Opinions may differ as to the optimal ratio of dietary carbohydrates, proteins, and fats for prevention and treatment of diabetes. However, it is safe to say that carbohydrates trigger the release of insulin. As more carbohydrates are consumed, more insulin is produced. The current epidemic of obesity and diabetes in the United States indicates that we are asking our bodies to burn the wrong fuel—refined carbohydrates in this case.
Try to eat a low-fat, high-fiber diet including plenty of raw fruits and vegetables as well as fresh vegetable juices. This reduces the need for insulin and also lowers the level of fats in the blood. Fiber helps to reduce blood sugar surges. For snacks, eat oat or rice bran crackers with nut butter or cheese.

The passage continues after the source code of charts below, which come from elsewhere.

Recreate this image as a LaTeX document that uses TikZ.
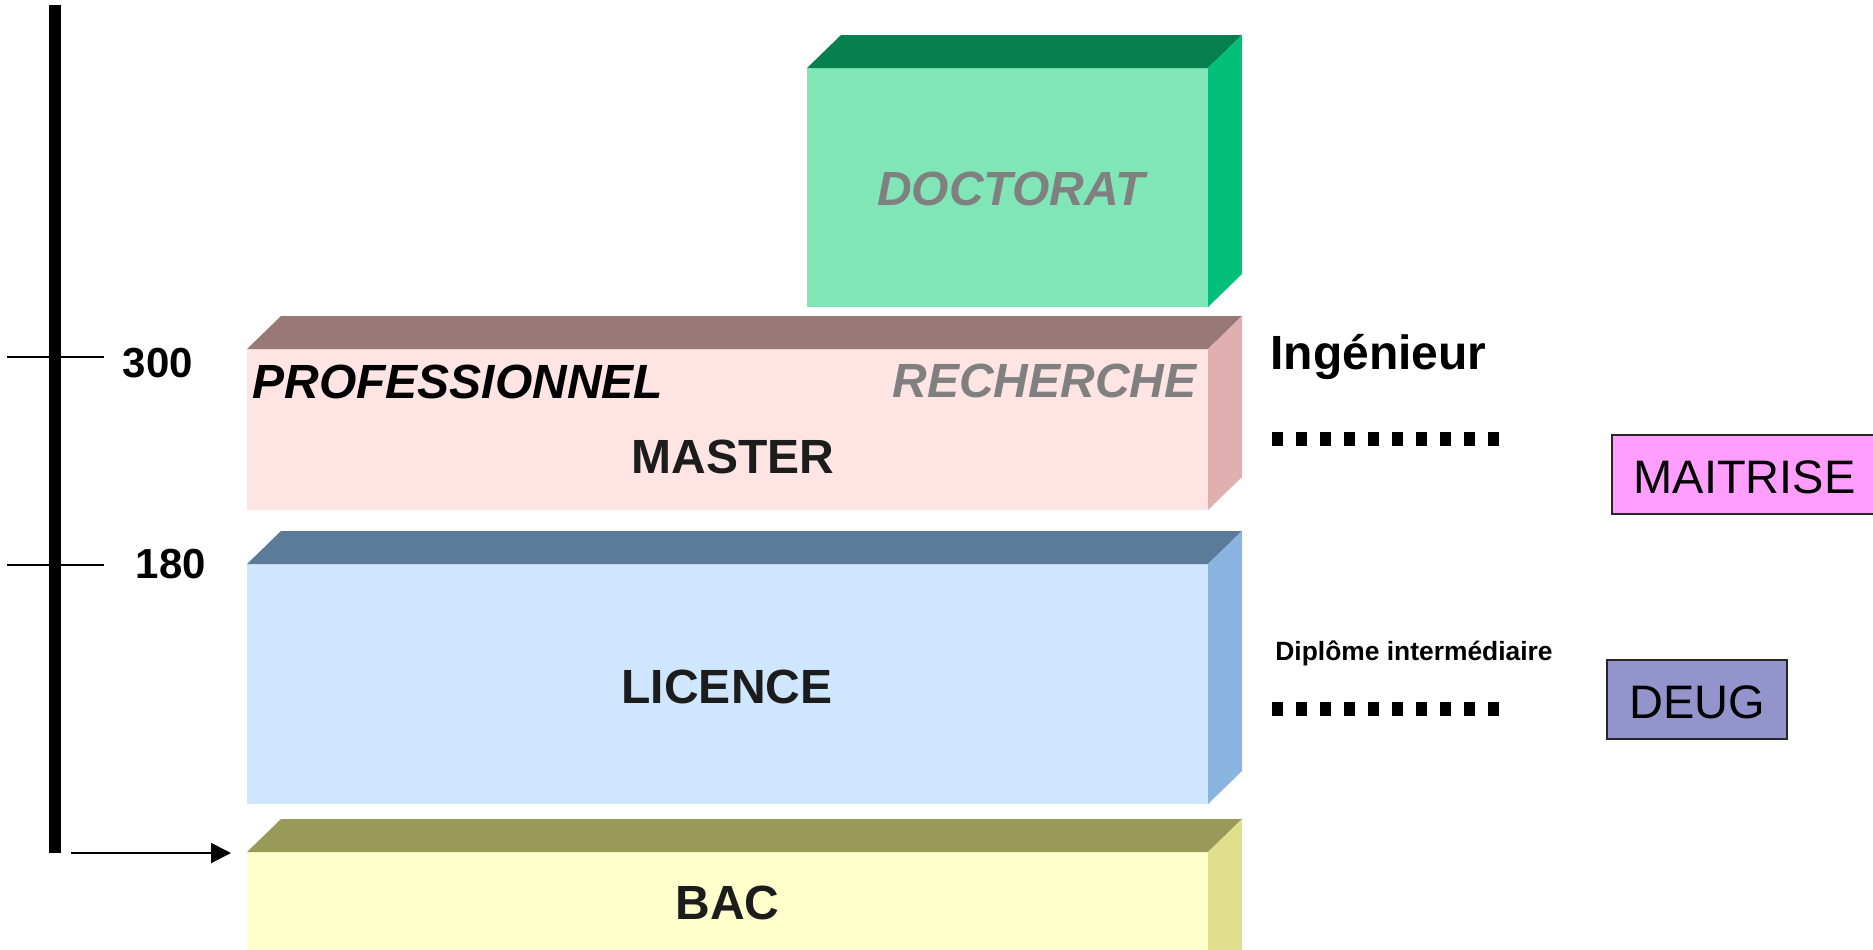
\documentclass[tikz,border=0pt]{standalone}
\usepackage{fontspec}
\setmainfont{Liberation Sans}
\usetikzlibrary{arrows.meta}
\definecolor{docF}{HTML}{80E6B8}
\definecolor{docT}{HTML}{078050}
\definecolor{docS}{HTML}{02C07A}
\definecolor{masF}{HTML}{FFE4E4}
\definecolor{masT}{HTML}{997878}
\definecolor{masS}{HTML}{E0B0B0}
\definecolor{licF}{HTML}{CFE6FF}
\definecolor{licT}{HTML}{5C7A99}
\definecolor{licS}{HTML}{8AB4E0}
\definecolor{bacF}{HTML}{FFFFCC}
\definecolor{bacT}{HTML}{99995A}
\definecolor{bacS}{HTML}{E0E08C}
\definecolor{maiF}{HTML}{FF9EFF}
\definecolor{deuF}{HTML}{9494CC}
\definecolor{txtdark}{HTML}{1C1C1C}
\definecolor{txtgray}{HTML}{808080}
% 3D block: x1,y1,x2,y2,front,top,side
\newcommand\blockbox[7]{%
  \fill[#5] (#1,#2) rectangle (#3,#4);
  \fill[#6] (#1,#2) -- (#1+34,#2-33) -- (#3+34,#2-33) -- (#3,#2) -- cycle;
  \fill[#7] (#3,#2) -- (#3+34,#2-33) -- (#3+34,#4-33) -- (#3,#4) -- cycle;
}
\tikzset{
  big/.style={inner sep=0pt, font=\fontsize{24}{28}\selectfont\bfseries, text=txtdark},
  bigit/.style={inner sep=0pt, font=\fontsize{24}{28}\selectfont\bfseries\itshape},
  plain/.style={inner sep=0pt, font=\fontsize{23.5}{28}\selectfont},
  scalelab/.style={inner sep=0pt, font=\fontsize{21}{25}\selectfont\bfseries},
  tickline/.style={line width=1pt},
  dotsq/.style={fill=black},
  tagbox/.style={draw=black!85, line width=1pt},
}
\begin{document}
\begin{tikzpicture}[x=0.5pt,y=-0.5pt]
\useasboundingbox (0,0) rectangle (1873,949);
\clip (0,0) rectangle (1873,949);
% blocks
\blockbox{807}{68}{1208}{307}{docF}{docT}{docS}
\blockbox{247}{349}{1208}{510}{masF}{masT}{masS}
\blockbox{247}{564}{1208}{804}{licF}{licT}{licS}
\blockbox{247}{852}{1208}{990}{bacF}{bacT}{bacS}
% scale bar
\fill[black] (49,5) rectangle (61,853);
\draw[tickline] (7,357) -- (104,357);
\draw[tickline] (7,565) -- (104,565);
\node[scalelab, anchor=base] (s300) at (158,377) {300};
\node[scalelab, anchor=base] (s180) at (171,578) {180};
% arrow to BAC
\coordinate (astart) at (71,853);
\coordinate (bacleft) at (231,853);
\draw[line width=1pt, -{Triangle[length=10pt,width=10pt]}] (astart) -- (bacleft);
% block labels
\node[bigit, text=txtgray, anchor=base] (doct) at (1011,205) {DOCTORAT};
\node[bigit, text=black, anchor=base west] (prof) at (252,398) {PROFESSIONNEL};
\node[bigit, text=txtgray, anchor=base east] (rech) at (1197,397) {RECHERCHE};
\node[big, anchor=base] (master) at (733,473) {MASTER};
\node[big, anchor=base] (licence) at (727,703) {LICENCE};
\node[big, anchor=base] (bac) at (727.5,919) {BAC};
% right side
\node[big, text=black, anchor=base west] (ing) at (1270,369) {Ingénieur};
\node[inner sep=0pt, font=\fontsize{13.2}{16}\selectfont\bfseries, anchor=base west] (dipl) at (1275,660) {Diplôme intermédiaire};
\foreach \k in {0,...,9}{
  \fill[dotsq] (1272+24*\k,432) rectangle (1283+24*\k,446);
  \fill[dotsq] (1272+24*\k,702) rectangle (1283+24*\k,716);
}
\draw[tagbox, fill=maiF] (1612,435) rectangle (1890,514);
\node[plain, anchor=base] (maitrise) at (1744.5,493) {MAITRISE};
\draw[tagbox, fill=deuF] (1607,660) rectangle (1787,739);
\node[plain, anchor=base] (deug) at (1697,718) {DEUG};
\end{tikzpicture}
\end{document}
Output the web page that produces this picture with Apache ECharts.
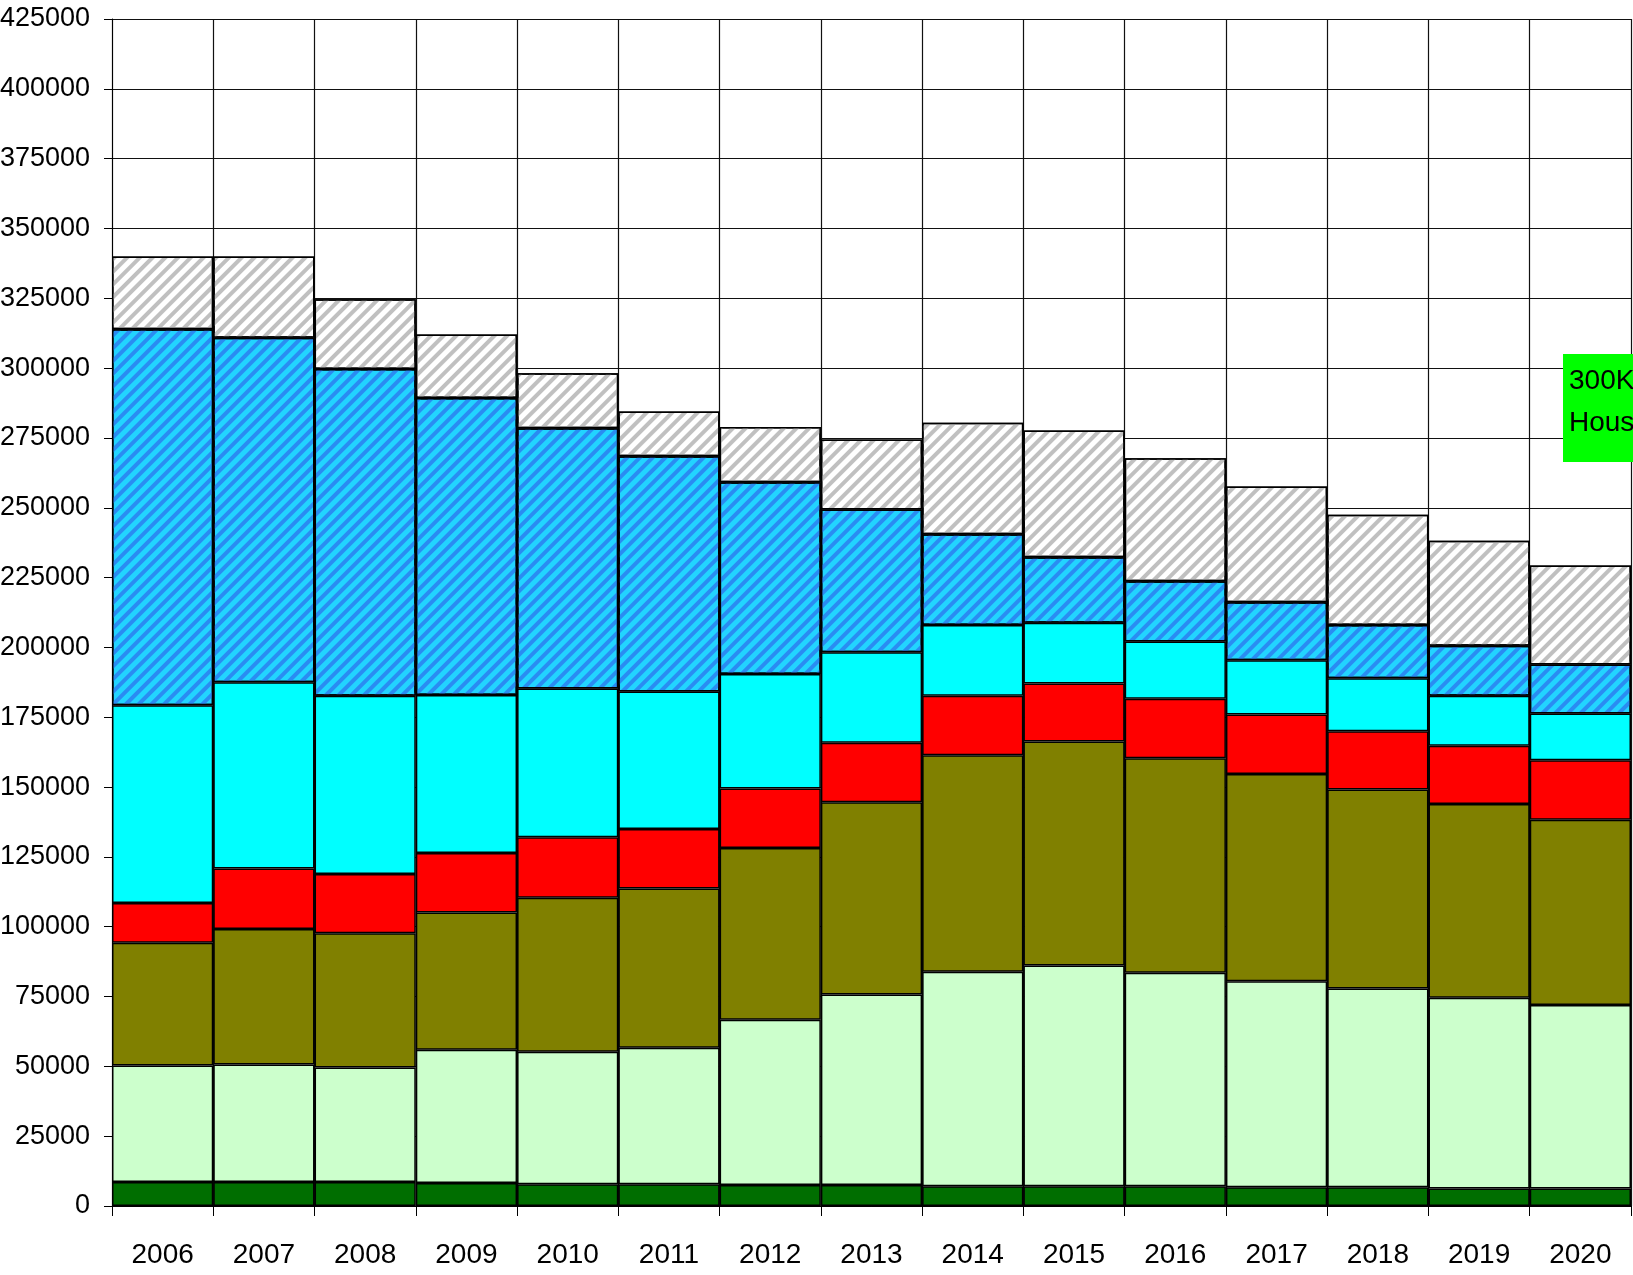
<!DOCTYPE html>
<html>
<head>
<meta charset="utf-8">
<script src="https://cdn.jsdelivr.net/npm/echarts@6/dist/echarts.min.js"></script>
<style>
  html, body { margin: 0; padding: 0; background: #fff; }
  #chart { width: 1633px; height: 1275px; }
</style>
</head>
<body>
<div id="chart"></div>
<script>
var years = ['2006', '2007', '2008', '2009', '2010', '2011', '2012', '2013', '2014', '2015', '2016', '2017', '2018', '2019', '2020'];

// stacked segments, bottom to top
var darkGreen  = [8600, 8600, 8600, 8200, 7800, 7800, 7500, 7500, 7100, 7100, 7100, 6700, 6700, 6300, 6300];
var lightGreen = [41700, 42100, 41000, 47700, 47400, 48900, 59200, 68200, 76800, 79000, 76400, 73800, 71200, 68300, 65700];
var olive      = [44000, 48500, 48100, 49200, 55200, 57000, 61500, 68900, 77500, 80200, 76800, 74200, 71200, 69300, 66300];
var red        = [14200, 21600, 21200, 21300, 21600, 21300, 21300, 21300, 21300, 20800, 21300, 21300, 20900, 20900, 21300];
var cyan       = [70800, 66700, 63800, 56600, 53300, 49200, 41000, 32400, 25300, 21700, 20500, 19400, 19000, 17900, 16700];
var blueHatch  = [134600, 123400, 117000, 106300, 93200, 84200, 68600, 51100, 32500, 23500, 21600, 20800, 19000, 17900, 17600];
var greyHatch  = [26100, 29100, 25000, 22700, 19700, 16100, 19800, 25000, 39900, 45400, 44000, 41400, 39500, 37600, 35400];

var font = '"Liberation Sans", Arial, sans-serif';
var myChart = echarts.init(document.getElementById('chart'));

function stripes(color) {
    return {
        symbol: 'rect',
        symbolSize: 1,
        dashArrayX: [1, 0],
        dashArrayY: [3.5, 4.5],
        rotation: -Math.PI / 4,
        color: color
    };
}

function layer(name, data, color, decal) {
    var s = {
        name: name,
        type: 'bar',
        stack: 'total',
        barCategoryGap: 0,
        data: data,
        itemStyle: {
            color: color,
            borderColor: '#000',
            borderWidth: 1.5
        }
    };
    if (decal) s.itemStyle.decal = decal;
    return s;
}

myChart.setOption({
    backgroundColor: '#fff',
    animation: false,
    grid: { left: 112, top: 19, right: 2, bottom: 69, outerBoundsMode: 'none' },
    xAxis: {
        type: 'category',
        data: years,
        axisLine: { lineStyle: { color: '#000', width: 1 } },
        axisTick: { show: true, length: 10, interval: 0, lineStyle: { color: '#000' } },
        axisLabel: { color: '#000', fontFamily: font, fontSize: 28, margin: 35, interval: 0 },
        splitLine: { show: true, interval: 0, lineStyle: { color: '#111', width: 1.2 } }
    },
    yAxis: {
        type: 'value',
        min: 0,
        max: 425000,
        interval: 25000,
        axisLine: { show: true, lineStyle: { color: '#000', width: 1 } },
        axisTick: { show: true, inside: false, length: 8, lineStyle: { color: '#000' } },
        axisLabel: {
            color: '#000', fontFamily: font, fontSize: 27, margin: 22,
            formatter: function (v) { return String(v); }
        },
        splitLine: { show: true, lineStyle: { color: '#111', width: 1.2 } }
    },
    series: [
        layer('A', darkGreen, '#006e00'),
        layer('B', lightGreen, '#ccffcc'),
        layer('C', olive, '#808000'),
        layer('D', red, '#ff0000'),
        layer('E', cyan, '#00ffff'),
        layer('F', blueHatch, '#22d4ff', stripes('#2a8cf2')),
        layer('G', greyHatch, '#ffffff', stripes('#c0c0c0'))
    ],
    graphic: [
        {
            type: 'rect',
            left: 1563, top: 354,
            shape: { width: 120, height: 108 },
            style: { fill: '#00ff00' },
            z: 100
        },
        {
            type: 'text',
            left: 1569, top: 360,
            style: {
                text: '300K goal\nHouseholds',
                font: '28px ' + font,
                fill: '#000',
                lineHeight: 42
            },
            z: 101
        }
    ]
});
</script>
</body>
</html>
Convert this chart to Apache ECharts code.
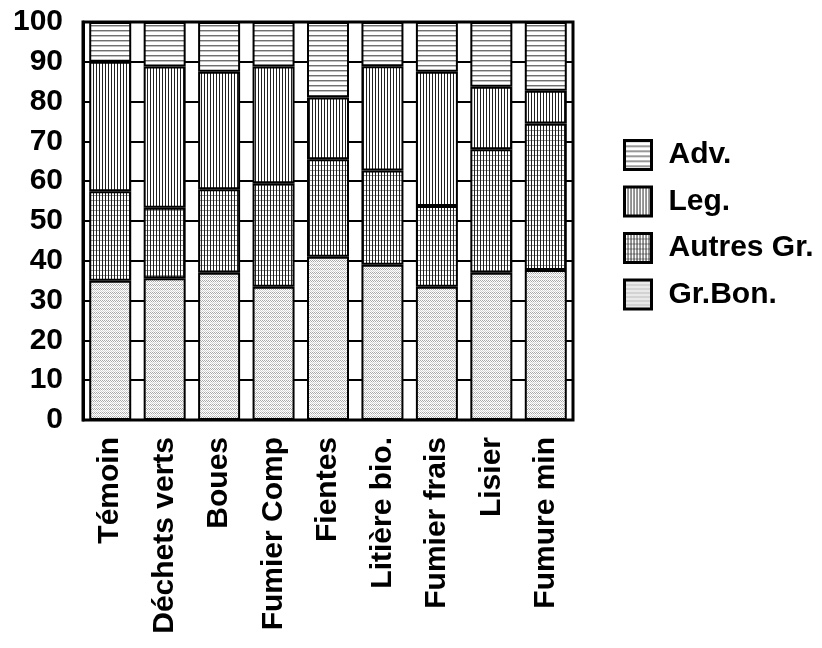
<!DOCTYPE html>
<html>
<head>
<meta charset="utf-8">
<script src="https://cdn.jsdelivr.net/npm/echarts@6/dist/echarts.min.js"></script>
<style>
html,body{margin:0;padding:0;background:#fff;}
#chart{width:822px;height:648px;}
</style>
</head>
<body>
<div id="chart"></div>
<script>
const categories = ['Témoin','Déchets verts','Boues','Fumier Comp','Fientes','Litière bio.','Fumier frais','Lisier','Fumure min'];
const grBon   = [35, 35.6, 37, 33.5, 41, 39, 33.5, 37, 37.7];
const autres  = [22.5, 17.7, 21, 26, 24.5, 23.7, 20.3, 31, 36.8];
const leg     = [32.5, 35.5, 29.5, 29.3, 15.5, 26.2, 33.7, 15.7, 8.2];
const adv     = [10, 11.2, 12.5, 11.2, 19, 11.1, 12.5, 16.3, 17.3];
const yTicks  = [0,10,20,30,40,50,60,70,80,90,100];

function makePattern(w, h, draw){
  const c = document.createElement('canvas');
  c.width = w; c.height = h;
  const ctx = c.getContext('2d');
  ctx.fillStyle = '#ffffff';
  ctx.fillRect(0,0,w,h);
  draw(ctx);
  return {image: c, repeat: 'repeat'};
}
const patBon = makePattern(4, 4, ctx => {
  ctx.fillStyle = '#a8a8a8';
  ctx.fillRect(0,0,1,1); ctx.fillRect(2,0,1,1);
  ctx.fillRect(1,1,1,1); ctx.fillRect(3,1,1,1);
  ctx.fillStyle = '#d4d4d4';
  ctx.fillRect(0,2,1,1); ctx.fillRect(2,2,1,1);
  ctx.fillRect(1,3,1,1); ctx.fillRect(3,3,1,1);
});
const patAutres = makePattern(3, 5, ctx => {
  ctx.fillStyle = '#909090';
  ctx.fillRect(0,0,3,1);
  ctx.fillStyle = '#202020';
  ctx.fillRect(0,0,1,5);
});
const patLeg = makePattern(3, 3, ctx => {
  ctx.fillStyle = '#202020';
  ctx.fillRect(0,0,1,3);
});
const patAdv = makePattern(5, 5, ctx => {
  ctx.fillStyle = '#707070';
  ctx.fillRect(0,0,5,1);
  ctx.fillStyle = '#c0c0c0';
  ctx.fillRect(0,1,5,1);
});

const FONT = 'Liberation Sans';
const FS = 30;
const chart = echarts.init(document.getElementById('chart'), null, {renderer:'canvas'});

function mk(name, data, pat){
  return {
    name: name, type: 'bar', stack: 'total', data: data,
    barWidth: 42,
    itemStyle: {color: pat, borderColor: '#000', borderWidth: 2},
    emphasis: {disabled: true}
  };
}

chart.setOption({
  animation: false,
  backgroundColor: '#fff',
  grid: {left: 83, right: 249, top: 22, bottom: 228, show: true, borderColor: '#000', borderWidth: 3, containLabel: false},
  legend: {
    orient: 'vertical', left: 618, top: 134,
    data: ['Adv.','Leg.','Autres Gr.','Gr.Bon.'],
    itemWidth: 27, itemHeight: 29, itemGap: 14.5,
    icon: 'rect',
    itemStyle: {borderColor: '#000', borderWidth: 3},
    textStyle: {fontFamily: FONT, fontWeight: 'bold', fontSize: FS, lineHeight: 30, color: '#000', padding: [0,0,0,12]},
    selectedMode: false
  },
  xAxis: {
    type: 'category', data: categories,
    axisLine: {show: true, lineStyle: {color: '#000', width: 2}},
    axisTick: {show: false},
    axisLabel: {rotate: 90, fontFamily: FONT, fontWeight: 'bold', fontSize: FS, color: '#000', margin: 17, interval: 0}
  },
  yAxis: {
    type: 'value', min: 0, max: 100, interval: 10,
    axisLine: {show: true, lineStyle: {color: '#000', width: 3}},
    axisTick: {show: true, inside: true, length: 5, lineStyle: {color: '#000', width: 2}},
    splitLine: {show: true, lineStyle: {color: '#000', width: 2}},
    axisLabel: {fontFamily: FONT, fontWeight: 'bold', fontSize: FS, color: '#000', margin: 20,
      formatter: v => yTicks.indexOf(v) >= 0 ? String(v) : ''}
  },
  series: [
    mk('Gr.Bon.', grBon, patBon),
    mk('Autres Gr.', autres, patAutres),
    mk('Leg.', leg, patLeg),
    mk('Adv.', adv, patAdv)
  ]
});
</script>
</body>
</html>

The types of carbohydrates consumed are at least as important as the total carbohydrate loading. High-glycemic foods such as white rice, white flour products, pasta, starchy vegetables, and many processed foods are quickly converted into blood sugar during digestion, causing insulin levels to go up. Carbohydrates found in low-glycemic foods such as asparagus, broccoli, cabbage, green beans, and low starch vegetables and fruits are converted into blood sugar more slowly, which only gradually raises insulin levels.
Get your protein from vegetable sources, such as grains and legumes. Fish and low-fat dairy products are also acceptable sources of protein. Avoid saturated fats, trans-fats, hydrogenated or partially hydrogenated oils, and simple sugars.
Remember, however: Research has shown that sugar—a simple carbohydrate—does not cause the greatest increase in blood glucose. Eating baked potatoes or some breakfast cereals causes a greater rise in blood sugar. In fact, carrots raise blood sugar more than ice cream does. Carbohydrates are converted quickly into glucose in the body. It is on this principle that many high-protein, low-carbohydrate diets are based. It is essential, therefore, that people with diabetes measure their intake of both simple and complex carbohydrates—not simply those coming from sugar.